The rules the United States Department of Commerce issued last Friday are meant to prevent China and a few other "countries of concern" from benefiting from US government financing under its CHIPS and Science Act of 2022.

As a milestone statute with unprecedented bipartisan support, the act is a major US endeavor to suppress Chinese progress in cutting-edge science and technologies. While trying to cut China off from the latest developments in semiconductor technologies, the act provides $52.7 billion in federal subsidies for domestic semiconductor production, research and workforce development. Friday's rules are designed as additional "guardrails" for its implementation, and thus carry unusual significance.

"These guardrails will protect our national security and help the United States stay ahead for decades to come," said US Commerce Secretary Gina Raimondo in a statement. "We have to be absolutely vigilant that not a penny of this helps China to get ahead of us," she told the US Congress last Tuesday.

The rules prohibit funding recipients from significantly expanding semiconductor manufacturing capacity in foreign countries of concern for 10 years. They also restrict recipients from some joint research or technology licensing efforts with foreign entities of concern.

Along with previous restrictions on the exports of chips, technology transfer and investment control, such "guardrails" seek to keep China from benefiting from US technology, business know-how and funding. As the present conditions of Chinese industry leaders such as Huawei and others indicate, such constraints indeed cause tremendous troubles for Chinese enterprises, for the time being.
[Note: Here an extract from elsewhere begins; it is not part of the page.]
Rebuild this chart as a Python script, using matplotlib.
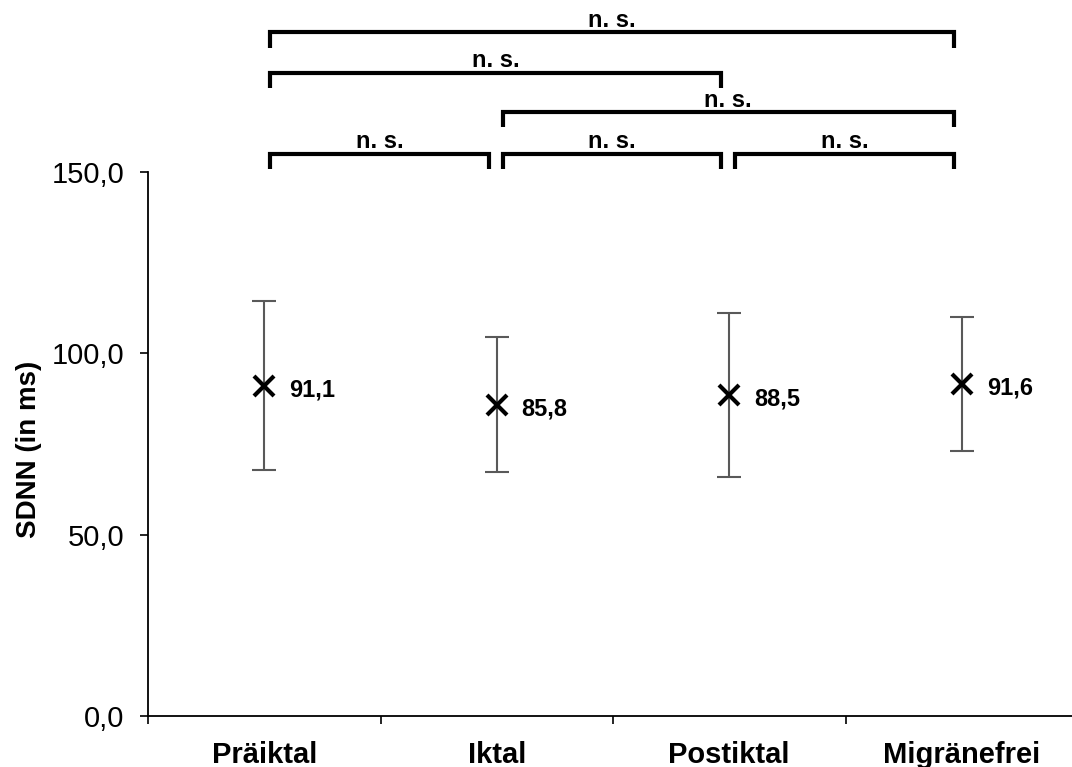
import matplotlib
matplotlib.use("Agg")
import matplotlib.pyplot as plt
from matplotlib.ticker import FixedLocator, FuncFormatter

plt.rcParams['font.family'] = ['Liberation Sans', 'DejaVu Sans']

# ---- data ----
categories = ["Präiktal", "Iktal", "Postiktal", "Migränefrei"]
means = [91.1, 85.8, 88.5, 91.6]
sds = [23.3, 18.6, 22.6, 18.5]
value_labels = ["91,1", "85,8", "88,5", "91,6"]
y_ticks = [0.0, 50.0, 100.0, 150.0]
# significance comparisons: (group a, group b, label)
comparisons_row1 = [(0, 1, "n. s."), (1, 2, "n. s."), (2, 3, "n. s.")]
comparisons_row2 = [(1, 3, "n. s.")]
comparisons_row3 = [(0, 2, "n. s.")]
comparisons_row4 = [(0, 3, "n. s.")]

fig = plt.figure(figsize=(10.72, 7.67), dpi=100)
ax = fig.add_axes([148/1072, 51/767, (1078-148)/1072, (716-172)/767])

x = list(range(len(categories)))
ax.errorbar(x, means, yerr=sds, fmt='none', ecolor='#595959', elinewidth=1.5,
            capsize=8.5, capthick=1.5, zorder=2)
ax.plot(x, means, linestyle='none', marker='x', markersize=14,
        markeredgewidth=3, color='black', zorder=3)
for xi, m, lab in zip(x, means, value_labels):
    ax.annotate(lab, (xi, m), xytext=(18, -3), textcoords='offset points',
                ha='left', va='center', fontsize=17, fontweight='bold')

ax.set_xlim(-0.5, len(categories) - 0.5)
ax.set_ylim(0, 150)
ax.yaxis.set_major_locator(FixedLocator(y_ticks))
ax.yaxis.set_major_formatter(FuncFormatter(lambda v, p: f"{v:.1f}".replace('.', ',')))
ax.tick_params(axis='y', direction='out', length=6, width=1.2, pad=11, labelsize=21)

# category labels centered, ticks between categories
ax.set_xticks([i + 0.5 for i in range(len(categories) - 1)] + [-0.5])
ax.set_xticklabels([])
ax.set_xticks(x, minor=True)
ax.set_xticklabels(categories, minor=True, fontsize=21, fontweight='bold')
ax.tick_params(axis='x', which='minor', length=0, pad=18)
ax.tick_params(axis='x', which='major', direction='out', length=6, width=1.2)

for s in ['top', 'right']:
    ax.spines[s].set_visible(False)
for s in ['left', 'bottom']:
    ax.spines[s].set_linewidth(1.3)

ax.set_ylabel("SDNN (in ms)", fontsize=20, fontweight='bold')
ax.yaxis.set_label_coords(-0.114, 0.49)

# significance brackets
def bracket(a, b, ybar, label):
    x0 = a + 0.025
    x1 = b - 0.035
    drop = 4.2
    ax.plot([x0, x0, x1, x1], [ybar - drop, ybar, ybar, ybar - drop],
            color='black', lw=3, clip_on=False, solid_joinstyle='miter',
            solid_capstyle='butt')
    ax.annotate(label, ((x0 + x1) / 2, ybar), xytext=(0, 4),
                textcoords='offset points', ha='center', va='baseline',
                fontsize=17, fontweight='bold', annotation_clip=False)

for level, comps in zip([155.0, 166.5, 177.4, 188.5],
                        [comparisons_row1, comparisons_row2, comparisons_row3, comparisons_row4]):
    for a, b, lab in comps:
        bracket(a, b, level, lab)

fig.savefig("out.png", dpi=100)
An undersupply of chips is a common headache across many industries these days.

But the measures not only do harm to Chinese industries. The US business community is also suffering from their government's recent efforts to throttle the Chinese semiconductor industry.

It is also naive to believe China has been a "free rider" on US technology progress and that suppressing Chinese companies in this way will naturally protect US national security.

The US business community is against harsh restrictions because about one-third of their revenues come from China. They know better than the China hawks in Washington that overly restrictive measures will disrupt supply chains and hamper their global competitiveness. China's robust market is not only a source of profits, but a peerless catalyst to technological innovations and applications.

The idea to keep China lagging behind the US by means of such restrictions is unrealistic. Not only because of the impossibility of a complete US monopoly of the global technology market, but also because Chinese science and technology won't be held at a standstill.